In the article “In Search of Successful Reform: The Politics of Opposition and Consensus in OECD Parliamentary Democracies,” published in West European Politics, I address the puzzle that although economists predict than single-party majority cabinets are the best type of government to enact policy reform, the countries that enacted the most politically controversial reforms in the 1980s and 1990s have been typically governed by large multiparty cabinets or small minorities. Going beyond theories of corporatist economic organization, I advance the argument that governments are more successful in pushing forward with politically controversial reforms when they can co-opt opposition parties and isolate militant trade unions.
In the article “Finding Political Capital for Monetary Tightening: Unemployment Insurance and Partisan Monetary Cycles,” published in the European Journal of Political Research I resolve the puzzle that while partisan theories predict that left parties are hurt electorally during periods of monetary stabilization, there is no empirical evidence of partisan monetary cycles.
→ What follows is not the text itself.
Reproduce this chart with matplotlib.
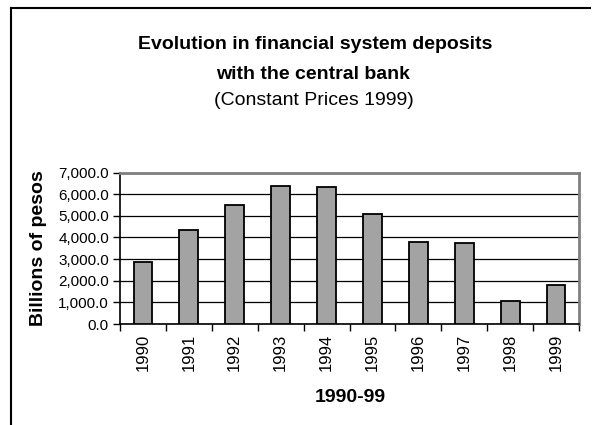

I show that partisan monetary cycles exist, but only when unemployment insurance is low. When unemployment benefits are low and of short duration, Social Democratic parties are less aggressive in their resolve to stabilize inflation.
In our article “Platforms, Portfolios, Policy: How Audience Costs Affect Social Welfare Policy in Multiparty Cabinets,” published in the journal Political Science Research and Methods we explain an empirical puzzle in the literature: if clarity of responsibility is low in multiparty cabinets, why do parties follow through with their promises? We advance a novel theory, which provides the conditions under which political parties can bargain for their preferred policy. Political parties have more bargaining power when they face high audience costs for failing to deliver on their electoral promises. These costs increase with the control of the relevant portfolio, the strength of the policy commitment, and the saliency of the policy issue to party voters. Specifically, we find that Social democratic parties can defend and even advance welfare benefits as long as they have made a strong pledge, control the portfolio of social affairs and are not constrained by a finance minister whose party has pledged to cut down benefits.
Over fifty million people in the European Union are energy poor according to the European Commission. Energy poverty, defined as the inability to attain materially necessitated domestic energy services that ensure the wellbeing of a household, is a major social problem that aggravates health and environmental inequalities. It is associated with poor physical and mental health, such as excess winter deaths, respiratory illnesses, stress, anxiety, and depression. Also, it reduces governments’ capacity to meet their environmental targets. In January 2018, the European Commission set up the Energy Poverty Observatory (EPOV) to help member states address energy poverty. Yet energy poverty is a complex problem that requires coordinated action, as it is affected by a plethora of factors including income, housing conditions and energy prices.
Together with Prof. Michael Aklin at the University of Pittsburgh, we seek to compare and evaluate how governments coordinate (or not) across different policy areas to address energy poverty.
We advance the hypothesis that governments can most effectively address energy poverty (and in turn health and environmental inequalities) when energy, housing, and environment policies are coordinated at the ministerial level.